Search the data for the string "chart" and gather each line it is in.

- - - -

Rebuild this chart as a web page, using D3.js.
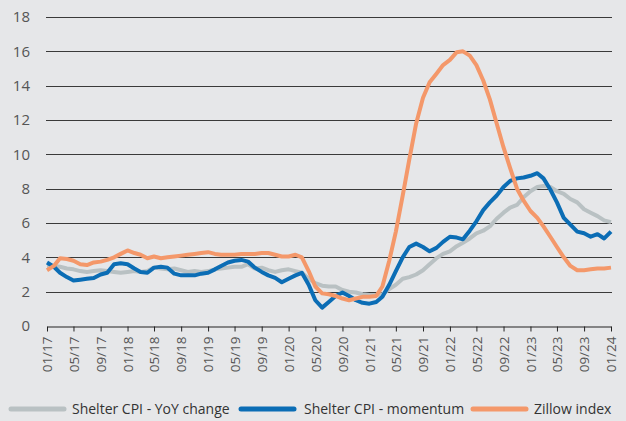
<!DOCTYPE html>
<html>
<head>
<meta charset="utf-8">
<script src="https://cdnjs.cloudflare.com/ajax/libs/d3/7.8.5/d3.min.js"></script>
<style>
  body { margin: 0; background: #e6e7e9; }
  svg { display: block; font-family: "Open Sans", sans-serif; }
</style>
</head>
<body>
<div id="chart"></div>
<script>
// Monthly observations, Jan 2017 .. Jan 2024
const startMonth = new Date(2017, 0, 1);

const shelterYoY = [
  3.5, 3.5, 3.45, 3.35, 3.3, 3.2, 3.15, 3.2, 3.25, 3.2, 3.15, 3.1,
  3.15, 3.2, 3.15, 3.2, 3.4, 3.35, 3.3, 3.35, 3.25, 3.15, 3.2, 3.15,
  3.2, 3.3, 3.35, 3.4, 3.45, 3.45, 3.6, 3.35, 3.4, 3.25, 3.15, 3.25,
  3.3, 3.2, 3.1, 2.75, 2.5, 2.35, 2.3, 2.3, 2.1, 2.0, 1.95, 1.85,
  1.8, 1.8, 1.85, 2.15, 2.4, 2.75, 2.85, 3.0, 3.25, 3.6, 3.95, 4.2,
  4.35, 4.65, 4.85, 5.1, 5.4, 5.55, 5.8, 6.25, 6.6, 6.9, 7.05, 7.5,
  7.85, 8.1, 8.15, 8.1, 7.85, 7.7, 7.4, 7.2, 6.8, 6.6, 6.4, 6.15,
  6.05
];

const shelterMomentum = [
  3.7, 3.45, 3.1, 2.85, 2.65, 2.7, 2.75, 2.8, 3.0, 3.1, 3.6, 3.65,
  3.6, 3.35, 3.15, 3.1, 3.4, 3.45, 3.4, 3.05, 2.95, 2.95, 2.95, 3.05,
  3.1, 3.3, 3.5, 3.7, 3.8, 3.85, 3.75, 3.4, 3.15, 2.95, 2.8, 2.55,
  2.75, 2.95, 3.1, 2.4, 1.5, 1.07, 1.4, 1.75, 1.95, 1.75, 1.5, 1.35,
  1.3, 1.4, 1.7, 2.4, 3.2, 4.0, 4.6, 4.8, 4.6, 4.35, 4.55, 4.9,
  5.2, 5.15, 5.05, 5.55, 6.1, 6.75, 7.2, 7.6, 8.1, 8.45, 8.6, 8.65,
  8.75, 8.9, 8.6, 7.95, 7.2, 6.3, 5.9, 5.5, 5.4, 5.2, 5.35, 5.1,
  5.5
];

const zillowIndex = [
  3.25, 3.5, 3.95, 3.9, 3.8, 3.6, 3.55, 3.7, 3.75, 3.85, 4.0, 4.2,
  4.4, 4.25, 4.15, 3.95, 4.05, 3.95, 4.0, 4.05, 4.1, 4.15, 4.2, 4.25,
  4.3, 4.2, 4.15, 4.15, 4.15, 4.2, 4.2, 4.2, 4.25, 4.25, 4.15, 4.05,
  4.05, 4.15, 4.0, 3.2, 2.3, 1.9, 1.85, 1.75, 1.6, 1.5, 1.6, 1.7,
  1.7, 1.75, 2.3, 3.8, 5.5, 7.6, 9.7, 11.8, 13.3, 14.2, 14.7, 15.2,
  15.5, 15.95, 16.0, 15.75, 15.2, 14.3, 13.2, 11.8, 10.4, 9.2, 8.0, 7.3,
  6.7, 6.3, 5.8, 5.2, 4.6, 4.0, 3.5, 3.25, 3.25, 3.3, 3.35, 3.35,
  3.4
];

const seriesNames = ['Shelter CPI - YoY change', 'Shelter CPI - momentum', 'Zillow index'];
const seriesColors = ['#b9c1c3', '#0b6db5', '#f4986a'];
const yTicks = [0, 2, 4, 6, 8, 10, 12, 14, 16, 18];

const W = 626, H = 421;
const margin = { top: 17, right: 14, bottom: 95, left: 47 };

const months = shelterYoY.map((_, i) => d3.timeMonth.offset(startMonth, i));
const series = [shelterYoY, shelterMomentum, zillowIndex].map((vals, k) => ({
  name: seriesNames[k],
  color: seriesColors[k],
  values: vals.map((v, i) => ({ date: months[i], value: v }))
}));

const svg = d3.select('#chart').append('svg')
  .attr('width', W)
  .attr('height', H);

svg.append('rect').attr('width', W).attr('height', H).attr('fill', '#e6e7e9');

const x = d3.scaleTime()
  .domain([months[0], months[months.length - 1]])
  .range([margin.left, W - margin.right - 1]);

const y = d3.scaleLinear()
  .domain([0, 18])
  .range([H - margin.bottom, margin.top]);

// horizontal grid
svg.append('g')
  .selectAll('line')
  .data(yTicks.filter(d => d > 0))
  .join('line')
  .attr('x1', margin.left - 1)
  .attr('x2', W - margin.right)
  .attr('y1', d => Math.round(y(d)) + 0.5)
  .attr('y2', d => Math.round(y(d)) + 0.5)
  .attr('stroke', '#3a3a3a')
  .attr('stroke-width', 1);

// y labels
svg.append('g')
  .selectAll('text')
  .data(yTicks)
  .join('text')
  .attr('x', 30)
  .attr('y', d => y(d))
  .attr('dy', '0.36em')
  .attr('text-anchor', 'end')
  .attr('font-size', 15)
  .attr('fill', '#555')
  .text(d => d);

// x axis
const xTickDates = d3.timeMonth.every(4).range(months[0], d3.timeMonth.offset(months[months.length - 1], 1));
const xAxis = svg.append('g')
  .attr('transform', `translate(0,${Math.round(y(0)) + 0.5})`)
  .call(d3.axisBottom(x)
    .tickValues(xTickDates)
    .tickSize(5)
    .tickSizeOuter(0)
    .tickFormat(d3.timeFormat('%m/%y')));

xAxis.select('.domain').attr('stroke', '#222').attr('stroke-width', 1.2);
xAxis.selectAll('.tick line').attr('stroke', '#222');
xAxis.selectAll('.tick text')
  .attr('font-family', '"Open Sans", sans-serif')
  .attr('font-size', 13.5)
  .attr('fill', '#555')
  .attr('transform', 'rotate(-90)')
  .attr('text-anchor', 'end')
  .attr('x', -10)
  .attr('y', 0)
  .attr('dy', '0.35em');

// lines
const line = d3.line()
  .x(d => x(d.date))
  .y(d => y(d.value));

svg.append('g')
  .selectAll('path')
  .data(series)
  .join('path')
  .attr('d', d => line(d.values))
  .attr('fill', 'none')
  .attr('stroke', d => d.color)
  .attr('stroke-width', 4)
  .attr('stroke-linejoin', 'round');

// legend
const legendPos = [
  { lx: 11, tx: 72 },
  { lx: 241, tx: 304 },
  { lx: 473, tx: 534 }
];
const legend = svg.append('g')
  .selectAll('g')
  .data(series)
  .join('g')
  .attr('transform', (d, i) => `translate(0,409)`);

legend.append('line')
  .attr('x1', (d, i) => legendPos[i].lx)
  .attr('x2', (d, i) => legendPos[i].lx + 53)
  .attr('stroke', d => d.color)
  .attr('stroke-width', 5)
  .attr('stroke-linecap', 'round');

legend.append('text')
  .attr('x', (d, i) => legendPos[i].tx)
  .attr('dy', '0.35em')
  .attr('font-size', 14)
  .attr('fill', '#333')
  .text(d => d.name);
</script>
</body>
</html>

- - - -

#### Finished exercise
Rebuild this chart as a web page, using D3.js.
<div id="chart"></div>
const svg = d3.select('#chart').append('svg')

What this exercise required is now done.